### Your instructions
Scan the lines below; pull out those with "chart".

* START Data section *

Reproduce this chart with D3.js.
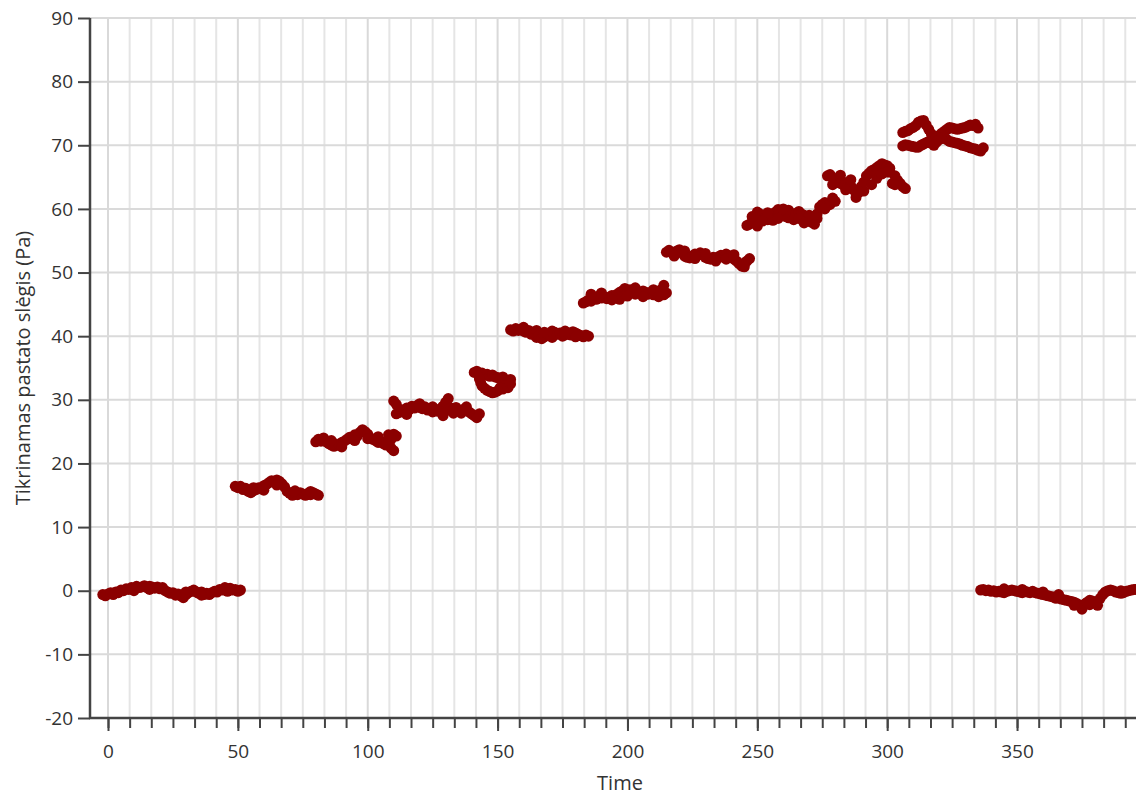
<!DOCTYPE html>
<html>
<head>
<meta charset="utf-8">
<script src="https://cdn.jsdelivr.net/npm/d3@7"></script>
<style>
  html, body { margin: 0; padding: 0; background: #fff; }
  svg { display: block; font-family: "Open Sans", "Noto Sans", sans-serif; }
</style>
</head>
<body>
<div id="chart"></div>
<script>
// --- data: [time, pressure], one array per pressure step ---
const step0 = [[-2, -0.6], [-1, -0.8], [0, -0.5], [1, -0.3], [2, -0.6], [3, -0.2], [4, -0.3], [5, 0.1], [6, 0.0],
  [7, 0.3], [8, 0.2], [9, 0.5], [10, 0.4], [11, 0.7], [12, 0.5], [13, 0.6], [14, 0.8], [15, 0.5], [16, 0.7],
  [17, 0.6], [18, 0.4], [19, 0.6], [20, 0.3], [21, 0.5], [22, 0.0], [23, -0.2], [24, -0.4], [25, -0.3],
  [26, -0.7], [27, -0.5], [28, -0.8], [29, -1.1], [30, -0.6], [31, -0.3], [32, -0.1], [33, 0.1], [34, -0.2],
  [35, -0.4], [36, -0.2], [37, -0.6], [38, -0.4], [39, -0.6], [40, -0.3], [41, -0.1], [42, -0.2], [43, 0.2],
  [44, 0.1], [45, 0.5], [46, 0.3], [47, 0.4], [48, 0.1], [49, 0.2], [50, -0.1], [51, 0.1],
  [10, 0.0], [16, 0.2], [30, -0.2], [36, -0.7], [46, -0.1]]
const step1 = [[49, 16.4], [50, 16.2], [51, 16.4], [52, 15.9], [53, 16.1], [54, 15.6], [55, 15.4], [56, 15.7],
  [57, 15.9], [58, 16.2], [59, 16.0], [60, 16.5], [61, 16.7], [62, 17.0], [63, 17.3], [64, 17.1], [65, 17.4],
  [66, 17.2], [67, 16.8], [68, 16.3], [69, 15.6], [70, 15.3], [71, 15.0], [72, 15.3], [73, 15.1], [74, 15.4],
  [75, 15.2], [76, 15.0], [77, 15.3], [78, 15.1], [79, 15.4], [80, 15.2], [81, 15.0],
  [56, 16.2], [60, 15.8], [65, 16.6], [72, 15.7], [78, 15.6]]
const step2 = [[80, 23.4], [81, 23.8], [82, 23.5], [83, 24.0], [84, 23.4], [85, 23.1], [86, 22.9], [87, 22.7],
  [88, 23.0], [89, 22.9], [90, 23.3], [91, 23.5], [92, 23.8], [93, 24.1], [94, 24.0], [95, 24.5], [96, 24.3],
  [97, 24.9], [98, 25.3], [99, 25.0], [100, 24.6], [101, 24.0], [102, 23.8], [103, 23.6], [104, 23.3],
  [105, 23.5], [106, 23.1], [107, 22.9], [108, 23.2], [109, 22.4], [110, 22.0], [110, 24.6], [111, 24.3],
  [109, 23.8], [108, 24.5], [86, 23.6], [90, 22.6], [95, 23.6], [100, 23.9], [104, 24.2]]
const step3 = [[110, 29.8], [111, 29.3], [111, 27.8], [112, 28.0], [113, 28.4], [114, 28.2], [115, 28.7],
  [116, 28.5], [117, 29.0], [118, 28.7], [119, 29.1], [120, 28.8], [121, 28.6], [122, 28.9], [123, 28.4],
  [124, 28.6], [125, 28.1], [126, 28.4], [127, 28.2], [128, 28.6], [129, 29.0], [129, 27.5], [130, 29.6],
  [131, 30.2], [131, 28.4], [132, 28.7], [133, 28.5], [134, 28.8], [135, 28.4], [136, 28.2], [137, 28.5],
  [138, 28.3], [139, 28.1], [140, 27.8], [141, 27.5], [142, 27.2], [143, 27.8], [136, 27.9],
  [115, 27.7], [120, 29.4], [125, 28.9], [133, 27.9], [138, 28.9]]
const step4 = [[141, 34.3], [142, 34.5], [143, 34.1], [144, 34.2], [145, 33.9], [146, 34.0], [147, 33.7],
  [148, 33.9], [149, 33.6], [150, 33.5], [151, 33.3], [152, 33.6], [153, 33.1], [154, 32.8], [155, 32.5],
  [155, 33.2], [154, 31.9], [153, 32.2], [152, 31.7], [151, 31.9], [150, 31.4], [149, 31.2], [148, 31.1],
  [147, 31.3], [146, 31.5], [145, 31.8], [144, 32.2], [143.5, 32.7], [143, 33.3]]
const step5 = [[155, 41.0], [156, 40.8], [157, 41.2], [158, 40.9], [159, 41.1], [160, 40.8], [161, 40.6],
  [162, 40.9], [163, 40.3], [164, 40.5], [165, 39.8], [165, 40.9], [166, 40.1], [167, 39.6], [168, 39.9],
  [169, 40.3], [170, 40.1], [171, 40.8], [171, 39.8], [172, 40.6], [173, 40.3], [174, 40.5], [175, 40.0],
  [176, 40.2], [177, 40.5], [178, 40.2], [179, 40.7], [180, 40.5], [181, 40.3], [182, 40.1], [183, 39.9],
  [184, 40.2], [185, 40.0], [160, 41.4], [168, 40.6], [176, 40.8], [180, 39.9]]
const step6 = [[183, 45.2], [184, 45.4], [185, 45.7], [186, 45.5], [187, 46.0], [188, 45.8], [189, 46.3],
  [190, 46.0], [191, 46.2], [192, 45.9], [193, 46.1], [194, 46.4], [195, 46.2], [196, 46.6], [197, 46.9],
  [197, 45.8], [198, 47.1], [199, 47.5], [200, 47.0], [201, 47.3], [202, 46.9], [203, 46.6], [203, 47.6],
  [204, 47.0], [205, 46.8], [206, 47.1], [207, 46.9], [208, 46.6], [209, 46.9], [210, 46.5], [211, 46.7],
  [212, 47.0], [213, 47.3], [214, 48.0], [215, 46.8], [214, 46.5],
  [186, 46.6], [190, 46.8], [194, 45.7], [200, 46.3], [206, 46.2], [210, 47.3], [212, 46.2]]
const step7 = [[215, 53.2], [216, 53.5], [217, 53.2], [218, 53.0], [219, 53.4], [220, 53.6], [221, 53.1],
  [222, 52.6], [222, 53.4], [223, 52.4], [224, 52.3], [225, 52.6], [226, 52.9], [227, 52.7], [228, 53.1],
  [229, 52.8], [230, 52.4], [231, 52.2], [232, 52.1], [233, 52.4], [234, 52.2], [235, 52.5], [236, 52.7],
  [237, 52.4], [238, 52.9], [239, 52.6], [240, 52.4], [241, 52.1], [242, 51.8], [243, 51.4], [244, 51.0],
  [245, 51.5], [246, 51.8], [247, 52.2],
  [218, 52.6], [226, 52.2], [230, 53.0], [234, 51.8], [238, 52.1], [241, 52.8], [245, 50.9]]
const step8 = [[246, 57.4], [247, 57.6], [248, 57.9], [249, 58.6], [250, 59.5], [250, 57.3], [251, 59.2],
  [252, 59.0], [253, 58.6], [254, 58.3], [255, 58.8], [256, 59.2], [256, 58.2], [257, 59.5], [258, 59.9],
  [259, 59.4], [260, 59.1], [261, 58.8], [262, 58.6], [262, 59.8], [263, 59.3], [264, 59.0], [265, 59.3],
  [266, 59.6], [267, 59.2], [268, 59.0], [269, 58.6], [270, 58.2], [271, 57.9], [272, 57.6], [273, 58.5],
  [273, 59.2], [274, 60.3], [275, 60.7], [276, 61.0], [277, 60.5], [278, 60.7], [279, 61.7], [280, 61.2],
  [248, 58.8], [252, 58.1], [254, 59.4], [258, 58.5], [260, 60.0], [264, 58.3], [266, 58.5], [270, 59.0],
  [268, 57.8], [276, 60.0]]
const step9 = [[277, 65.2], [278, 65.4], [279, 64.9], [280, 64.6], [281, 64.3], [282, 65.3], [282, 64.0],
  [283, 63.8], [284, 64.1], [285, 64.2], [286, 63.6], [287, 63.0], [288, 61.8], [289, 62.6], [290, 63.5],
  [291, 62.8], [291, 64.2], [292, 65.2], [293, 65.6], [294, 66.0], [294, 63.8], [295, 66.2], [296, 66.5],
  [297, 66.8], [298, 67.1], [299, 66.9], [300, 66.8], [301, 65.8], [301, 66.4], [302, 64.0], [303, 65.2],
  [304, 64.5], [305, 64.0], [306, 63.5], [307, 63.2],
  [279, 63.8], [284, 63.0], [286, 64.6], [296, 64.8], [298, 65.5], [300, 65.8], [303, 63.8]]
const step10Upper = [[306, 72.0], [307, 72.2], [308, 72.3], [309, 72.6], [310, 72.8], [311, 73.1], [312, 73.6],
  [313, 73.8], [314, 73.9], [315, 73.2], [316, 72.5], [317, 71.8], [318, 71.3], [319, 71.4], [320, 71.5],
  [321, 71.9], [322, 72.2], [323, 72.5], [324, 72.8], [325, 72.7], [326, 72.6], [327, 72.5], [328, 72.6],
  [329, 72.7], [330, 72.8], [331, 73.0], [332, 73.2], [333, 73.1], [334, 73.3], [335, 72.7]]
const step10Lower = [[306, 69.9], [307, 70.1], [308, 70.0], [309, 69.9], [310, 69.8], [311, 69.7], [312, 69.7],
  [313, 70.0], [314, 70.2], [315, 70.4], [316, 70.6], [317, 70.3], [318, 70.0], [319, 70.5], [320, 70.9],
  [321, 71.1], [322, 71.3], [323, 70.9], [324, 70.6], [325, 70.5], [326, 70.4], [327, 70.3], [328, 70.2],
  [329, 70.0], [330, 69.9], [331, 69.8], [332, 69.6], [333, 69.5], [334, 69.4], [335, 69.2], [336, 69.1],
  [337, 69.6]]
const step11 = [[336, 0.1], [337, 0.2], [338, 0.0], [339, 0.1], [340, -0.1], [341, 0.0], [342, -0.2],
  [343, -0.1], [344, -0.2], [345, -0.3], [346, -0.1], [347, 0.0], [348, 0.1], [349, 0.0], [350, -0.1],
  [351, -0.2], [352, -0.3], [353, -0.1], [354, -0.2], [355, -0.3], [356, -0.1], [357, -0.3], [358, -0.4],
  [359, -0.5], [360, -0.6], [361, -0.7], [362, -0.8], [363, -0.9], [364, -1.0], [365, -1.2], [366, -1.1],
  [367, -1.3], [368, -1.4], [369, -1.5], [370, -1.6], [371, -1.7], [372, -1.8], [373, -2.0], [374, -2.3],
  [375, -2.9], [375, -2.4], [376, -2.1], [377, -1.8], [378, -1.5], [379, -1.6], [380, -1.9], [381, -2.3],
  [382, -1.2], [383, -0.6], [384, -0.2], [385, 0.0], [386, 0.1], [387, 0.0], [388, -0.2], [389, -0.3],
  [390, -0.4], [391, -0.3], [392, -0.1], [393, 0.0], [394, 0.1], [395, 0.2], [396, 0.2],
  [345, 0.3], [352, 0.2], [360, -0.2], [366, -0.6], [372, -2.3], [378, -2.2], [390, 0.0]]

const yTicks = [-20, -10, 0, 10, 20, 30, 40, 50, 60, 70, 80, 90]
const xTicks = [0, 50, 100, 150, 200, 250, 300, 350]
const yTitle = 'Tikrinamas pastato slėgis (Pa)'
const xTitle = 'Time'

const points = [step0, step1, step2, step3, step4, step5, step6, step7, step8, step9,
  step10Upper, step10Lower, step11].flat()

// --- layout ---
const width = 1136
const height = 796
const plotLeft = 90, plotRight = 1136, plotTop = 18, plotBottom = 718

const x = d3.scaleLinear().domain([-6.93, 395.8]).range([plotLeft, plotRight])
const y = d3.scaleLinear().domain([-20, 90]).range([plotBottom, plotTop])

const minorTicks = d3.range(0, 396, 50 / 6)

const svg = d3.select('#chart').append('svg')
  .attr('width', width)
  .attr('height', height)

// --- grid ---
const grid = svg.append('g')
grid.selectAll('line.vgrid')
  .data(minorTicks)
  .join('line')
    .attr('class', 'vgrid')
    .attr('x1', d => x(d)).attr('x2', d => x(d))
    .attr('y1', plotTop).attr('y2', plotBottom)
    .attr('stroke', (d, i) => i % 6 === 0 ? '#d9d9d9' : '#e5e5e5')
    .attr('stroke-width', 2)

grid.selectAll('line.hgrid')
  .data(yTicks)
  .join('line')
    .attr('class', 'hgrid')
    .attr('x1', plotLeft).attr('x2', plotRight)
    .attr('y1', d => y(d)).attr('y2', d => y(d))
    .attr('stroke', '#dadada')
    .attr('stroke-width', 2)

// --- points ---
svg.append('g')
    .attr('fill', '#8b0000')
  .selectAll('circle')
  .data(points)
  .join('circle')
    .attr('cx', d => x(d[0]))
    .attr('cy', d => y(d[1]))
    .attr('r', 5.5)

// --- axes ---
const yAxis = svg.append('g')
  .attr('transform', `translate(${plotLeft},0)`)
  .call(d3.axisLeft(y).tickValues(yTicks).tickSize(12).tickPadding(5).tickFormat(d => String(d)))
yAxis.select('.domain').remove()
yAxis.selectAll('.tick line').attr('stroke', '#444').attr('stroke-width', 2)

const xMinor = svg.append('g')
  .attr('transform', `translate(0,${plotBottom})`)
  .call(d3.axisBottom(x).tickValues(minorTicks).tickSize(10).tickFormat(''))
xMinor.select('.domain').remove()
xMinor.selectAll('.tick line').attr('stroke', '#444').attr('stroke-width', 2)

const xAxis = svg.append('g')
  .attr('transform', `translate(0,${plotBottom})`)
  .call(d3.axisBottom(x).tickValues(xTicks).tickSize(13).tickPadding(14).tickFormat(d => String(d)))
xAxis.select('.domain').remove()
xAxis.selectAll('.tick line').attr('stroke', '#444').attr('stroke-width', 2)

svg.selectAll('.tick text')
  .attr('fill', '#333')
  .style('font-size', '19px')
  .style('font-family', '"Open Sans", "Noto Sans", sans-serif')

// axis lines
svg.append('line')
  .attr('x1', plotLeft).attr('x2', plotLeft)
  .attr('y1', plotTop).attr('y2', plotBottom + 1)
  .attr('stroke', '#444').attr('stroke-width', 2.5)
svg.append('line')
  .attr('x1', plotLeft - 1).attr('x2', plotRight)
  .attr('y1', plotBottom).attr('y2', plotBottom)
  .attr('stroke', '#444').attr('stroke-width', 2.5)

// --- titles ---
svg.append('text')
  .attr('transform', `translate(30,${(plotTop + plotBottom) / 2}) rotate(-90)`)
  .attr('text-anchor', 'middle')
  .attr('fill', '#333')
  .style('font-size', '20px')
  .text(yTitle)

svg.append('text')
  .attr('x', 620)
  .attr('y', 790)
  .attr('text-anchor', 'middle')
  .attr('fill', '#333')
  .style('font-size', '20px')
  .text(xTitle)
</script>
</body>
</html>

* END Data section *

### Final result
Reproduce this chart with D3.js.
<div id="chart"></div>
const svg = d3.select('#chart').append('svg')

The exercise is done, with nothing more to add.